• [WHAT IS ASKED]: Set the listing down again exactly, please, apart from its pictures.

• [GIVEN INFORMATION]:
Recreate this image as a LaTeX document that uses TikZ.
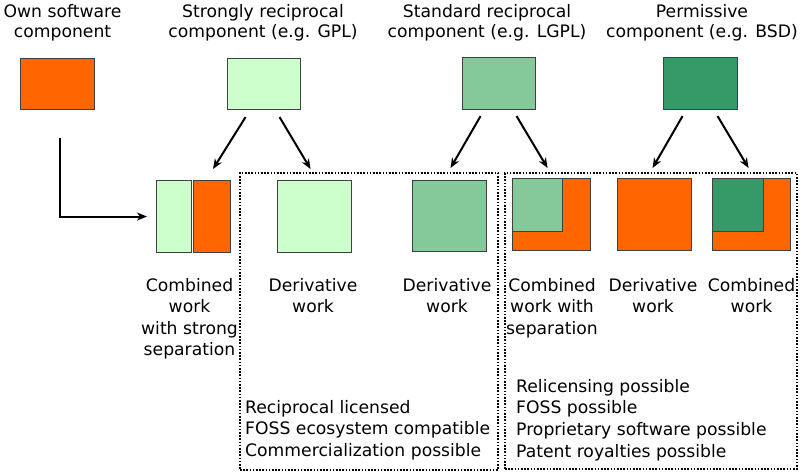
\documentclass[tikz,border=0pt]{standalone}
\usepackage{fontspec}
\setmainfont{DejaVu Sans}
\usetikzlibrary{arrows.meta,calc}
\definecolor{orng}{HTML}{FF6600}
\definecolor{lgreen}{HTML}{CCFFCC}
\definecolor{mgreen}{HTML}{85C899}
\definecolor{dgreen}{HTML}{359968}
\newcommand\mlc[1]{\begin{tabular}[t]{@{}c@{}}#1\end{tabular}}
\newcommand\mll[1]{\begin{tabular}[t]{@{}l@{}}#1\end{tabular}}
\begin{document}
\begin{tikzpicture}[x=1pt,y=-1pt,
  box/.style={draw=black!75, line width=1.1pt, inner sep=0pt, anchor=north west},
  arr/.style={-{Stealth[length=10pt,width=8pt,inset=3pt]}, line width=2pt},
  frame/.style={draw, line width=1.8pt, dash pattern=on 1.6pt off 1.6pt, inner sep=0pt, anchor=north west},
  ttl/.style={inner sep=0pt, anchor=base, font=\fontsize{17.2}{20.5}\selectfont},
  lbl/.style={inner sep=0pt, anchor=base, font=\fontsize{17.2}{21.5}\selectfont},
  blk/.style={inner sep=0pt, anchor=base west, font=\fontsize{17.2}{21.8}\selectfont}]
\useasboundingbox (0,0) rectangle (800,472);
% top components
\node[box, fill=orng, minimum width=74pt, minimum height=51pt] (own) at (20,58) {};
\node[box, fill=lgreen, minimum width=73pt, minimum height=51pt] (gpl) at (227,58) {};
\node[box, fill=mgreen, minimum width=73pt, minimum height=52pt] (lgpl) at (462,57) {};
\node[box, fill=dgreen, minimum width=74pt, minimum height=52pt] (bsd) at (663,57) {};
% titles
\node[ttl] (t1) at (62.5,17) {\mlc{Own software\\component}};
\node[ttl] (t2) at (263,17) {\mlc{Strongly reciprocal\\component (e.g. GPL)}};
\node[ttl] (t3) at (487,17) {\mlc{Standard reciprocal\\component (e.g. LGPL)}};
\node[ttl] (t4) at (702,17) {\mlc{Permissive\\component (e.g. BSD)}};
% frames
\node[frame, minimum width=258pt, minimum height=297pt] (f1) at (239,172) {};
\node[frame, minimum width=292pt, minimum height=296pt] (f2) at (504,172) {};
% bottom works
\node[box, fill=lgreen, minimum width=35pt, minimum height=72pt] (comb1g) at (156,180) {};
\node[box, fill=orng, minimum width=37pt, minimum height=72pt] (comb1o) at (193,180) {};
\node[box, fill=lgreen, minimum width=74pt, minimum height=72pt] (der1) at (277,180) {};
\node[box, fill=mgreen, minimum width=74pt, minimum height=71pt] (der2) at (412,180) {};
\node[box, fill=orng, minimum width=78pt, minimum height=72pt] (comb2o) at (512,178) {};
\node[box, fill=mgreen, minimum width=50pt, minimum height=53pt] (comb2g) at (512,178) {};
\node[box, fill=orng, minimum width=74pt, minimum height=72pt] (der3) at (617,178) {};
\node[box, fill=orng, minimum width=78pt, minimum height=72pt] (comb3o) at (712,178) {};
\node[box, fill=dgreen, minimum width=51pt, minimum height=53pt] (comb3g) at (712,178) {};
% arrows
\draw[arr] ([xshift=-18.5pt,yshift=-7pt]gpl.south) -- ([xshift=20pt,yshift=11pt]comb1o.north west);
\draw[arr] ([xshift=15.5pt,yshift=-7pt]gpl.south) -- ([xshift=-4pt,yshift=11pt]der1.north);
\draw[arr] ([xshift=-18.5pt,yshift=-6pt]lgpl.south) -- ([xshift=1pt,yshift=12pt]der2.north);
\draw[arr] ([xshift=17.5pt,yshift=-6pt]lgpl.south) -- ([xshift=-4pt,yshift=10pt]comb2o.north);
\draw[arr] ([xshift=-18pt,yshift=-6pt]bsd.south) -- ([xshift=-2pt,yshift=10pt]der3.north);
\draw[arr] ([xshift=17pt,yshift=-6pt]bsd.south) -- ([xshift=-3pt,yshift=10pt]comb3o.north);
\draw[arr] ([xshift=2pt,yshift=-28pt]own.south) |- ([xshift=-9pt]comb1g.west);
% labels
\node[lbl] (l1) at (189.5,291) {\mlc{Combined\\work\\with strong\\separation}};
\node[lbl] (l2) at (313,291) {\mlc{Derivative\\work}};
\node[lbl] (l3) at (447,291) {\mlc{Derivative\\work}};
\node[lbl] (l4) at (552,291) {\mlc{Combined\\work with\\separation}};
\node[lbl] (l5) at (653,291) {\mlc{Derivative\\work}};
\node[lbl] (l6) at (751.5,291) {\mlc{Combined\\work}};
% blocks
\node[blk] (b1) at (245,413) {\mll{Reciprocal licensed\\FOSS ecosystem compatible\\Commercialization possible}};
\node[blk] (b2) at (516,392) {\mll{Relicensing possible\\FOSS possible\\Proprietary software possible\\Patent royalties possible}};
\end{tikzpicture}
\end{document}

• [ANSWER FOR THIS EXERCISE]:
Recreate this image as a LaTeX document that uses TikZ.
\documentclass[tikz,border=0pt]{standalone}
\usepackage{fontspec}
\setmainfont{DejaVu Sans}
\usetikzlibrary{arrows.meta,calc}
\definecolor{orng}{HTML}{FF6600}
\definecolor{lgreen}{HTML}{CCFFCC}
\definecolor{mgreen}{HTML}{85C899}
\definecolor{dgreen}{HTML}{359968}
\newcommand\mlc[1]{\begin{tabular}[t]{@{}c@{}}#1\end{tabular}}
\newcommand\mll[1]{\begin{tabular}[t]{@{}l@{}}#1\end{tabular}}
\begin{document}
\begin{tikzpicture}[x=1pt,y=-1pt,
  box/.style={draw=black!75, line width=1.1pt, inner sep=0pt, anchor=north west},
  arr/.style={-{Stealth[length=10pt,width=8pt,inset=3pt]}, line width=2pt},
  frame/.style={draw, line width=1.8pt, dash pattern=on 1.6pt off 1.6pt, inner sep=0pt, anchor=north west},
  ttl/.style={inner sep=0pt, anchor=base, font=\fontsize{17.2}{20.5}\selectfont},
  lbl/.style={inner sep=0pt, anchor=base, font=\fontsize{17.2}{21.5}\selectfont},
  blk/.style={inner sep=0pt, anchor=base west, font=\fontsize{17.2}{21.8}\selectfont}]
\useasboundingbox (0,0) rectangle (800,472);
% top components
\node[box, fill=orng, minimum width=74pt, minimum height=51pt] (own) at (20,58) {};
\node[box, fill=lgreen, minimum width=73pt, minimum height=51pt] (gpl) at (227,58) {};
\node[box, fill=mgreen, minimum width=73pt, minimum height=52pt] (lgpl) at (462,57) {};
\node[box, fill=dgreen, minimum width=74pt, minimum height=52pt] (bsd) at (663,57) {};
% titles
\node[ttl] (t1) at (62.5,17) {\mlc{Own software\\component}};
\node[ttl] (t2) at (263,17) {\mlc{Strongly reciprocal\\component (e.g. GPL)}};
\node[ttl] (t3) at (487,17) {\mlc{Standard reciprocal\\component (e.g. LGPL)}};
\node[ttl] (t4) at (702,17) {\mlc{Permissive\\component (e.g. BSD)}};
% frames
\node[frame, minimum width=258pt, minimum height=297pt] (f1) at (239,172) {};
\node[frame, minimum width=292pt, minimum height=296pt] (f2) at (504,172) {};
% bottom works
\node[box, fill=lgreen, minimum width=35pt, minimum height=72pt] (comb1g) at (156,180) {};
\node[box, fill=orng, minimum width=37pt, minimum height=72pt] (comb1o) at (193,180) {};
\node[box, fill=lgreen, minimum width=74pt, minimum height=72pt] (der1) at (277,180) {};
\node[box, fill=mgreen, minimum width=74pt, minimum height=71pt] (der2) at (412,180) {};
\node[box, fill=orng, minimum width=78pt, minimum height=72pt] (comb2o) at (512,178) {};
\node[box, fill=mgreen, minimum width=50pt, minimum height=53pt] (comb2g) at (512,178) {};
\node[box, fill=orng, minimum width=74pt, minimum height=72pt] (der3) at (617,178) {};
\node[box, fill=orng, minimum width=78pt, minimum height=72pt] (comb3o) at (712,178) {};
\node[box, fill=dgreen, minimum width=51pt, minimum height=53pt] (comb3g) at (712,178) {};
% arrows
\draw[arr] ([xshift=-18.5pt,yshift=-7pt]gpl.south) -- ([xshift=20pt,yshift=11pt]comb1o.north west);
\draw[arr] ([xshift=15.5pt,yshift=-7pt]gpl.south) -- ([xshift=-4pt,yshift=11pt]der1.north);
\draw[arr] ([xshift=-18.5pt,yshift=-6pt]lgpl.south) -- ([xshift=1pt,yshift=12pt]der2.north);
\draw[arr] ([xshift=17.5pt,yshift=-6pt]lgpl.south) -- ([xshift=-4pt,yshift=10pt]comb2o.north);
\draw[arr] ([xshift=-18pt,yshift=-6pt]bsd.south) -- ([xshift=-2pt,yshift=10pt]der3.north);
\draw[arr] ([xshift=17pt,yshift=-6pt]bsd.south) -- ([xshift=-3pt,yshift=10pt]comb3o.north);
\draw[arr] ([xshift=2pt,yshift=-28pt]own.south) |- ([xshift=-9pt]comb1g.west);
% labels
\node[lbl] (l1) at (189.5,291) {\mlc{Combined\\work\\with strong\\separation}};
\node[lbl] (l2) at (313,291) {\mlc{Derivative\\work}};
\node[lbl] (l3) at (447,291) {\mlc{Derivative\\work}};
\node[lbl] (l4) at (552,291) {\mlc{Combined\\work with\\separation}};
\node[lbl] (l5) at (653,291) {\mlc{Derivative\\work}};
\node[lbl] (l6) at (751.5,291) {\mlc{Combined\\work}};
% blocks
\node[blk] (b1) at (245,413) {\mll{Reciprocal licensed\\FOSS ecosystem compatible\\Commercialization possible}};
\node[blk] (b2) at (516,392) {\mll{Relicensing possible\\FOSS possible\\Proprietary software possible\\Patent royalties possible}};
\end{tikzpicture}
\end{document}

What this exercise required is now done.